_Task to carry out_: Restate the listing that follows word for word, without its pictures.

★ ★ ★ ★

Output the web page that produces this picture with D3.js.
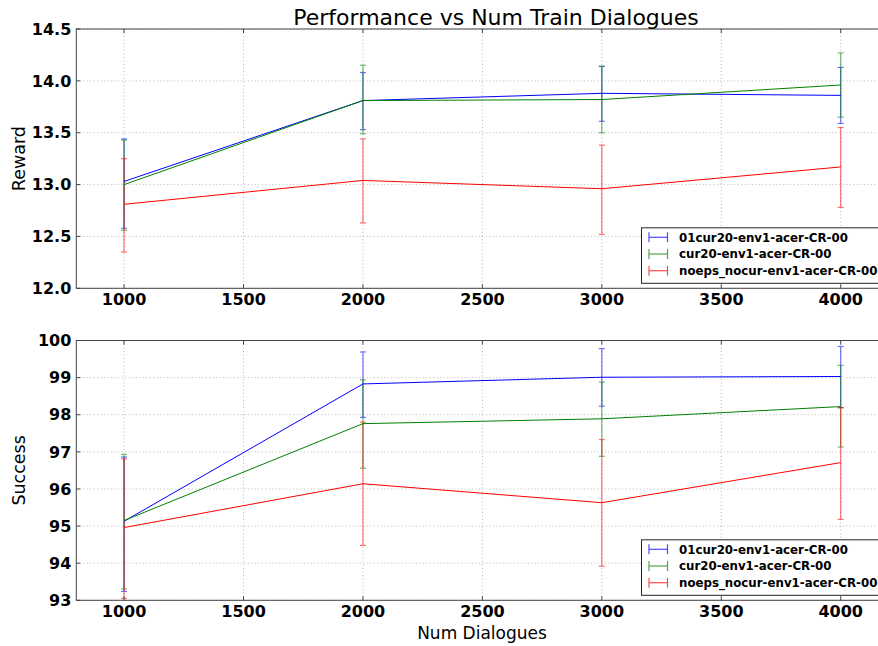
<!DOCTYPE html>
<html><head><meta charset="utf-8">
<script src="https://cdn.jsdelivr.net/npm/d3@7"></script>
<style>body{margin:0;background:#fff}svg{display:block}</style>
</head><body>
<script>
const dialogues = [1000, 2000, 3000, 4000];
const seriesNames = ["01cur20-env1-acer-CR-00", "cur20-env1-acer-CR-00", "noeps_nocur-env1-acer-CR-00"];
const seriesColors = ["#0000ff", "#008000", "#ff0000"];

const rewardBlue = [13.03, 13.81, 13.88, 13.86];
const rewardBlueLow = [12.58, 13.53, 13.61, 13.59];
const rewardBlueHigh = [13.44, 14.08, 14.14, 14.13];
const rewardGreen = [13.00, 13.81, 13.82, 13.96];
const rewardGreenLow = [12.56, 13.49, 13.50, 13.65];
const rewardGreenHigh = [13.43, 14.15, 14.14, 14.27];
const rewardRed = [12.81, 13.04, 12.96, 13.17];
const rewardRedLow = [12.35, 12.63, 12.52, 12.78];
const rewardRedHigh = [13.25, 13.44, 13.38, 13.55];

const successBlue = [95.13, 98.83, 99.01, 99.03];
const successBlueLow = [93.24, 97.93, 98.23, 98.19];
const successBlueHigh = [96.86, 99.69, 99.78, 99.84];
const successGreen = [95.15, 97.76, 97.89, 98.22];
const successGreenLow = [93.31, 96.56, 96.88, 97.13];
const successGreenHigh = [96.93, 98.94, 98.88, 99.33];
const successRed = [94.96, 96.14, 95.63, 96.71];
const successRedLow = [93.05, 94.48, 93.92, 95.18];
const successRedHigh = [96.81, 97.80, 97.33, 98.19];

const xTicks = [1000, 1500, 2000, 2500, 3000, 3500, 4000];
const rewardTicks = [12.0, 12.5, 13.0, 13.5, 14.0, 14.5];
const successTicks = [93, 94, 95, 96, 97, 98, 99, 100];

const W = 878, H = 646;
const svg = d3.select("body").append("svg").attr("width", W).attr("height", H);
const FONT = "DejaVu Sans, sans-serif";

const x = d3.scaleLinear().domain([800, 4200]).range([76.3, 888.5]);

function panel(top, bottom, domain, ticks, fmt, label, data) {
  const y = d3.scaleLinear().domain(domain).range([bottom, top]);
  const g = svg.append("g");
  const left = x.range()[0], right = W + 5;
  // grid
  g.selectAll(".gx").data(xTicks).enter().append("line")
    .attr("x1", d => x(d)).attr("x2", d => x(d)).attr("y1", top).attr("y2", bottom)
    .attr("stroke", "#888").attr("stroke-width", 0.6).attr("stroke-dasharray", "1,2.5");
  g.selectAll(".gy").data(ticks).enter().append("line")
    .attr("x1", left).attr("x2", right).attr("y1", d => y(d)).attr("y2", d => y(d))
    .attr("stroke", "#888").attr("stroke-width", 0.6).attr("stroke-dasharray", "1,2.5");
  // series error bars
  data.forEach((s, i) => {
    const c = seriesColors[i];
    const eb = g.append("g").attr("opacity", 0.55);
    dialogues.forEach((d, k) => {
      eb.append("line").attr("x1", x(d)).attr("x2", x(d)).attr("y1", y(s.low[k])).attr("y2", y(s.high[k]))
        .attr("stroke", c).attr("stroke-width", 1.2);
      [s.low[k], s.high[k]].forEach(v => {
        eb.append("line").attr("x1", x(d) - 3).attr("x2", x(d) + 3).attr("y1", y(v)).attr("y2", y(v))
          .attr("stroke", c).attr("stroke-width", 1.2);
      });
    });
  });
  data.forEach((s, i) => {
    g.append("path").datum(dialogues.map((d, k) => [d, s.mean[k]]))
      .attr("d", d3.line().x(p => x(p[0])).y(p => y(p[1])))
      .attr("fill", "none").attr("stroke", seriesColors[i]).attr("stroke-width", 1);
  });
  // spines
  g.append("rect").attr("x", left).attr("y", top).attr("width", right - left).attr("height", bottom - top)
    .attr("fill", "none").attr("stroke", "#444").attr("stroke-width", 1);
  // ticks inward
  xTicks.forEach(t => {
    g.append("line").attr("x1", x(t)).attr("x2", x(t)).attr("y1", bottom).attr("y2", bottom - 4).attr("stroke", "#444");
    g.append("line").attr("x1", x(t)).attr("x2", x(t)).attr("y1", top).attr("y2", top + 4).attr("stroke", "#444");
  });
  ticks.forEach(t => {
    g.append("line").attr("x1", left).attr("x2", left + 4).attr("y1", y(t)).attr("y2", y(t)).attr("stroke", "#444");
  });
  // tick labels
  g.selectAll(".xl").data(xTicks).enter().append("text")
    .attr("x", d => x(d)).attr("y", bottom + 17).attr("text-anchor", "middle")
    .attr("font-family", FONT).attr("font-weight", "bold").attr("font-size", 16).text(d => d);
  g.selectAll(".yl").data(ticks).enter().append("text")
    .attr("x", left - 5).attr("y", d => y(d)).attr("dy", "0.36em").attr("text-anchor", "end")
    .attr("font-family", FONT).attr("font-weight", "bold").attr("font-size", 16).text(fmt);
  // y label
  g.append("text").attr("transform", `translate(25,${(top + bottom) / 2}) rotate(-90)`)
    .attr("text-anchor", "middle").attr("font-family", FONT).attr("font-size", 17.5).text(label);
  // legend
  const lb = bottom - 5, lh = 55.5, lx = 641.5;
  const lg = g.append("g");
  lg.append("rect").attr("x", lx).attr("y", lb - lh).attr("width", W - lx + 10).attr("height", lh)
    .attr("fill", "#fff").attr("stroke", "#222").attr("stroke-width", 1);
  seriesNames.forEach((n, i) => {
    const yy = lb - lh + 9.5 + i * 16.7;
    const c = seriesColors[i];
    const ic = lg.append("g").attr("opacity", 0.7);
    ic.append("line").attr("x1", 649).attr("x2", 667.5).attr("y1", yy).attr("y2", yy).attr("stroke", c).attr("stroke-width", 1.2);
    [649, 667.5].forEach(xx => ic.append("line").attr("x1", xx).attr("x2", xx).attr("y1", yy - 5).attr("y2", yy + 5).attr("stroke", c).attr("stroke-width", 1.2));
    lg.append("text").attr("x", 679).attr("y", yy).attr("dy", "0.36em")
      .attr("font-family", FONT).attr("font-weight", "bold").attr("font-size", 11.8).text(n);
  });
}

panel(29, 288.3, [12, 14.5], rewardTicks, d => d.toFixed(1), "Reward", [
  {mean: rewardBlue, low: rewardBlueLow, high: rewardBlueHigh},
  {mean: rewardGreen, low: rewardGreenLow, high: rewardGreenHigh},
  {mean: rewardRed, low: rewardRedLow, high: rewardRedHigh}
]);
panel(340.5, 600.3, [93, 100], successTicks, d => d, "Success", [
  {mean: successBlue, low: successBlueLow, high: successBlueHigh},
  {mean: successGreen, low: successGreenLow, high: successGreenHigh},
  {mean: successRed, low: successRedLow, high: successRedHigh}
]);

svg.append("text").attr("x", 496).attr("y", 25).attr("text-anchor", "middle")
  .attr("font-family", FONT).attr("font-size", 22).text("Performance vs Num Train Dialogues");
svg.append("text").attr("x", 482).attr("y", 639).attr("text-anchor", "middle")
  .attr("font-family", FONT).attr("font-size", 17).text("Num Dialogues");
</script>
</body></html>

★ ★ ★ ★

_Result for this exercise_:
Output the web page that produces this picture with D3.js.
<!DOCTYPE html>
<html><head><meta charset="utf-8">
<script src="https://cdn.jsdelivr.net/npm/d3@7"></script>
<style>body{margin:0;background:#fff}svg{display:block}</style>
</head><body>
<script>
const dialogues = [1000, 2000, 3000, 4000];
const seriesNames = ["01cur20-env1-acer-CR-00", "cur20-env1-acer-CR-00", "noeps_nocur-env1-acer-CR-00"];
const seriesColors = ["#0000ff", "#008000", "#ff0000"];

const rewardBlue = [13.03, 13.81, 13.88, 13.86];
const rewardBlueLow = [12.58, 13.53, 13.61, 13.59];
const rewardBlueHigh = [13.44, 14.08, 14.14, 14.13];
const rewardGreen = [13.00, 13.81, 13.82, 13.96];
const rewardGreenLow = [12.56, 13.49, 13.50, 13.65];
const rewardGreenHigh = [13.43, 14.15, 14.14, 14.27];
const rewardRed = [12.81, 13.04, 12.96, 13.17];
const rewardRedLow = [12.35, 12.63, 12.52, 12.78];
const rewardRedHigh = [13.25, 13.44, 13.38, 13.55];

const successBlue = [95.13, 98.83, 99.01, 99.03];
const successBlueLow = [93.24, 97.93, 98.23, 98.19];
const successBlueHigh = [96.86, 99.69, 99.78, 99.84];
const successGreen = [95.15, 97.76, 97.89, 98.22];
const successGreenLow = [93.31, 96.56, 96.88, 97.13];
const successGreenHigh = [96.93, 98.94, 98.88, 99.33];
const successRed = [94.96, 96.14, 95.63, 96.71];
const successRedLow = [93.05, 94.48, 93.92, 95.18];
const successRedHigh = [96.81, 97.80, 97.33, 98.19];

const xTicks = [1000, 1500, 2000, 2500, 3000, 3500, 4000];
const rewardTicks = [12.0, 12.5, 13.0, 13.5, 14.0, 14.5];
const successTicks = [93, 94, 95, 96, 97, 98, 99, 100];

const W = 878, H = 646;
const svg = d3.select("body").append("svg").attr("width", W).attr("height", H);
const FONT = "DejaVu Sans, sans-serif";

const x = d3.scaleLinear().domain([800, 4200]).range([76.3, 888.5]);

function panel(top, bottom, domain, ticks, fmt, label, data) {
  const y = d3.scaleLinear().domain(domain).range([bottom, top]);
  const g = svg.append("g");
  const left = x.range()[0], right = W + 5;
  // grid
  g.selectAll(".gx").data(xTicks).enter().append("line")
    .attr("x1", d => x(d)).attr("x2", d => x(d)).attr("y1", top).attr("y2", bottom)
    .attr("stroke", "#888").attr("stroke-width", 0.6).attr("stroke-dasharray", "1,2.5");
  g.selectAll(".gy").data(ticks).enter().append("line")
    .attr("x1", left).attr("x2", right).attr("y1", d => y(d)).attr("y2", d => y(d))
    .attr("stroke", "#888").attr("stroke-width", 0.6).attr("stroke-dasharray", "1,2.5");
  // series error bars
  data.forEach((s, i) => {
    const c = seriesColors[i];
    const eb = g.append("g").attr("opacity", 0.55);
    dialogues.forEach((d, k) => {
      eb.append("line").attr("x1", x(d)).attr("x2", x(d)).attr("y1", y(s.low[k])).attr("y2", y(s.high[k]))
        .attr("stroke", c).attr("stroke-width", 1.2);
      [s.low[k], s.high[k]].forEach(v => {
        eb.append("line").attr("x1", x(d) - 3).attr("x2", x(d) + 3).attr("y1", y(v)).attr("y2", y(v))
          .attr("stroke", c).attr("stroke-width", 1.2);
      });
    });
  });
  data.forEach((s, i) => {
    g.append("path").datum(dialogues.map((d, k) => [d, s.mean[k]]))
      .attr("d", d3.line().x(p => x(p[0])).y(p => y(p[1])))
      .attr("fill", "none").attr("stroke", seriesColors[i]).attr("stroke-width", 1);
  });
  // spines
  g.append("rect").attr("x", left).attr("y", top).attr("width", right - left).attr("height", bottom - top)
    .attr("fill", "none").attr("stroke", "#444").attr("stroke-width", 1);
  // ticks inward
  xTicks.forEach(t => {
    g.append("line").attr("x1", x(t)).attr("x2", x(t)).attr("y1", bottom).attr("y2", bottom - 4).attr("stroke", "#444");
    g.append("line").attr("x1", x(t)).attr("x2", x(t)).attr("y1", top).attr("y2", top + 4).attr("stroke", "#444");
  });
  ticks.forEach(t => {
    g.append("line").attr("x1", left).attr("x2", left + 4).attr("y1", y(t)).attr("y2", y(t)).attr("stroke", "#444");
  });
  // tick labels
  g.selectAll(".xl").data(xTicks).enter().append("text")
    .attr("x", d => x(d)).attr("y", bottom + 17).attr("text-anchor", "middle")
    .attr("font-family", FONT).attr("font-weight", "bold").attr("font-size", 16).text(d => d);
  g.selectAll(".yl").data(ticks).enter().append("text")
    .attr("x", left - 5).attr("y", d => y(d)).attr("dy", "0.36em").attr("text-anchor", "end")
    .attr("font-family", FONT).attr("font-weight", "bold").attr("font-size", 16).text(fmt);
  // y label
  g.append("text").attr("transform", `translate(25,${(top + bottom) / 2}) rotate(-90)`)
    .attr("text-anchor", "middle").attr("font-family", FONT).attr("font-size", 17.5).text(label);
  // legend
  const lb = bottom - 5, lh = 55.5, lx = 641.5;
  const lg = g.append("g");
  lg.append("rect").attr("x", lx).attr("y", lb - lh).attr("width", W - lx + 10).attr("height", lh)
    .attr("fill", "#fff").attr("stroke", "#222").attr("stroke-width", 1);
  seriesNames.forEach((n, i) => {
    const yy = lb - lh + 9.5 + i * 16.7;
    const c = seriesColors[i];
    const ic = lg.append("g").attr("opacity", 0.7);
    ic.append("line").attr("x1", 649).attr("x2", 667.5).attr("y1", yy).attr("y2", yy).attr("stroke", c).attr("stroke-width", 1.2);
    [649, 667.5].forEach(xx => ic.append("line").attr("x1", xx).attr("x2", xx).attr("y1", yy - 5).attr("y2", yy + 5).attr("stroke", c).attr("stroke-width", 1.2));
    lg.append("text").attr("x", 679).attr("y", yy).attr("dy", "0.36em")
      .attr("font-family", FONT).attr("font-weight", "bold").attr("font-size", 11.8).text(n);
  });
}

panel(29, 288.3, [12, 14.5], rewardTicks, d => d.toFixed(1), "Reward", [
  {mean: rewardBlue, low: rewardBlueLow, high: rewardBlueHigh},
  {mean: rewardGreen, low: rewardGreenLow, high: rewardGreenHigh},
  {mean: rewardRed, low: rewardRedLow, high: rewardRedHigh}
]);
panel(340.5, 600.3, [93, 100], successTicks, d => d, "Success", [
  {mean: successBlue, low: successBlueLow, high: successBlueHigh},
  {mean: successGreen, low: successGreenLow, high: successGreenHigh},
  {mean: successRed, low: successRedLow, high: successRedHigh}
]);

svg.append("text").attr("x", 496).attr("y", 25).attr("text-anchor", "middle")
  .attr("font-family", FONT).attr("font-size", 22).text("Performance vs Num Train Dialogues");
svg.append("text").attr("x", 482).attr("y", 639).attr("text-anchor", "middle")
  .attr("font-family", FONT).attr("font-size", 17).text("Num Dialogues");
</script>
</body></html>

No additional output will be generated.